Professor Scolyer was this year named Australian of the Year alongside Professor Long for their work on melanoma.
While they have previously said the chances of finding a cure are ‘miniscule’, their work has generated excitement that they may be on the way to making a discovery that could help extend the lives of some 300,000 people diagnosed with brain cancer every year.
Professor Scolyer was diagnosed with brain cancer last June after suffering headaches and seizures during a holiday in Poland.
A brain scan revealed an area of light, cloudy matter in the top-right corner of his skull.
At the time, he said: “I’m no expert in radiology, but… in my heart I knew it was a tumour.”
But he also said he was determined to try and find a treatment for the “incurable cancer”.
He said: “It didn't sit right with me, to just accept certain death without trying something,' he said. 'It's an incurable cancer? Well bugger that!”
It is hoped the experimental treatment will lead to clinical trials to eventually help extend other patients’ lives.
Professor Long said: “We've generated a whole heap of data, to then make a foundation for that next step, so that we can help more people.

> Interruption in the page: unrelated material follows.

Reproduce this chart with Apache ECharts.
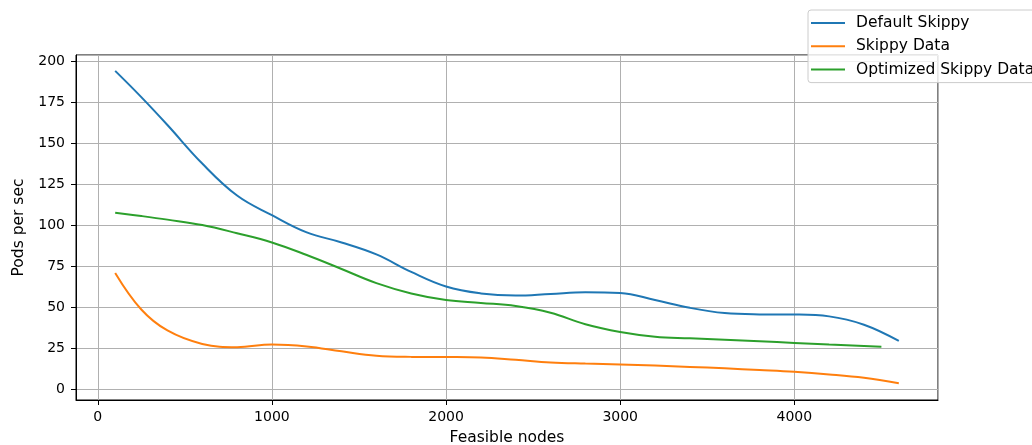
<!DOCTYPE html>
<html>
<head>
<meta charset="utf-8">
<script src="https://cdn.jsdelivr.net/npm/echarts@6/dist/echarts.min.js"></script>
<style>html,body{margin:0;padding:0;background:#fff}#c{width:1032px;height:445px}</style>
</head>
<body>
<div id="c"></div>
<script>
const xDefault = [100,250,400,600,800,1000,1200,1400,1600,1800,2000,2200,2400,2600,2800,3000,3200,3400,3600,3800,4000,4200,4400,4600];
const defaultSkippy = [194,178,161,137.5,118,106,95.5,89.4,82.1,71.4,62.5,58.3,57,58,59,58.6,54.3,49.5,46.3,45.5,45.4,44.3,39.2,29.3];
const xOptimized = [100,250,400,600,800,1000,1200,1400,1600,1800,2000,2200,2400,2600,2800,3000,3200,3400,3600,3800,4000,4200,4400,4500];
const optimizedSkippy = [107.5,105.5,103.3,100,95,89.4,81.7,73.2,64.6,58.3,54.3,52.5,50.6,46.5,39.5,34.8,31.9,30.9,30,29.1,28.1,27.1,26.2,25.8];
const xData = [100,250,400,600,800,1000,1200,1400,1600,1800,2000,2200,2400,2600,2800,3000,3200,3400,3600,3800,4000,4200,4400,4600];
const skippyData = [70.8,48.5,35.7,27.5,25.5,27.2,26,23,20.3,19.6,19.5,19.2,17.8,16.2,15.5,15,14.3,13.5,12.6,11.6,10.5,8.9,6.8,3.5];
const seriesNames = ['Default Skippy','Skippy Data','Optimized Skippy Data'];
const colors = ['#1f77b4','#ff7f0e','#2ca02c'];

const pair = (xs, ys) => xs.map((x, i) => [x, ys[i]]);
const font = 'DejaVu Sans';
const chart = echarts.init(document.getElementById('c'), null, {renderer:'canvas'});
chart.setOption({
  animation: false,
  backgroundColor: '#fff',
  color: colors,
  grid: {left: 76, right: 94, top: 55, bottom: 45, outerBoundsMode: 'none', containLabel: false, show: true, borderColor: '#000', borderWidth: 1, backgroundColor: 'transparent'},
  legend: {
    left: 808, top: 10, orient: 'vertical',
    padding: [5, 10, 5, 3],
    icon: 'rect',
    itemWidth: 34, itemHeight: 2, itemGap: 7.3,
    backgroundColor: 'rgba(255,255,255,0.8)',
    borderColor: '#cccccc', borderWidth: 1, borderRadius: 3,
    textStyle: {fontFamily: font, fontSize: 15.5, color: '#000', padding: [0,0,0,6], lineHeight: 16},
    data: seriesNames
  },
  xAxis: {
    type: 'value', min: -125, max: 4825, minInterval: 1000, maxInterval: 1000,
    name: 'Feasible nodes', nameLocation: 'middle', nameGap: 30,
    nameTextStyle: {fontFamily: font, fontSize: 15.5, color: '#000'},
    axisLine: {show: true, onZero: false, lineStyle: {color: '#000'}},
    axisTick: {show: true, length: 5, lineStyle: {color: '#000'}},
    axisLabel: {fontFamily: font, fontSize: 14, color: '#000', margin: 10, showMinLabel: false, showMaxLabel: false, formatter: v => String(v)},
    splitLine: {show: true, lineStyle: {color: '#b0b0b0', width: 1}}
  },
  yAxis: {
    type: 'value', min: -6.7, max: 203.7, minInterval: 25, maxInterval: 25,
    name: 'Pods per sec', nameLocation: 'middle', nameGap: 47, nameRotate: 90,
    nameTextStyle: {fontFamily: font, fontSize: 15.5, color: '#000'},
    axisLine: {show: true, onZero: false, lineStyle: {color: '#000'}},
    axisTick: {show: true, length: 5, lineStyle: {color: '#000'}},
    axisLabel: {fontFamily: font, fontSize: 14, color: '#000', margin: 11, showMinLabel: false, showMaxLabel: false, formatter: v => String(v)},
    splitLine: {show: true, lineStyle: {color: '#b0b0b0', width: 1}}
  },
  series: [
    {name: seriesNames[0], type: 'line', data: pair(xDefault, defaultSkippy), smooth: 0.4, symbol: 'none', lineStyle: {width: 2}},
    {name: seriesNames[1], type: 'line', data: pair(xData, skippyData), smooth: 0.4, symbol: 'none', lineStyle: {width: 2}},
    {name: seriesNames[2], type: 'line', data: pair(xOptimized, optimizedSkippy), smooth: 0.4, symbol: 'none', lineStyle: {width: 2}}
  ]
});
</script>
</body>
</html>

“We're not there yet. What we have to really focus on is showing that this pre-surgery, combination immunotherapy type of approach works in a large number of people.”
Roger Stupp - the doctor after whom the current protocol for treating glioblastomas is named - earlier said that while the results of this treatment were “encouraging” he wanted to see him reach 12, or even 18 months, without recurrence before getting excited.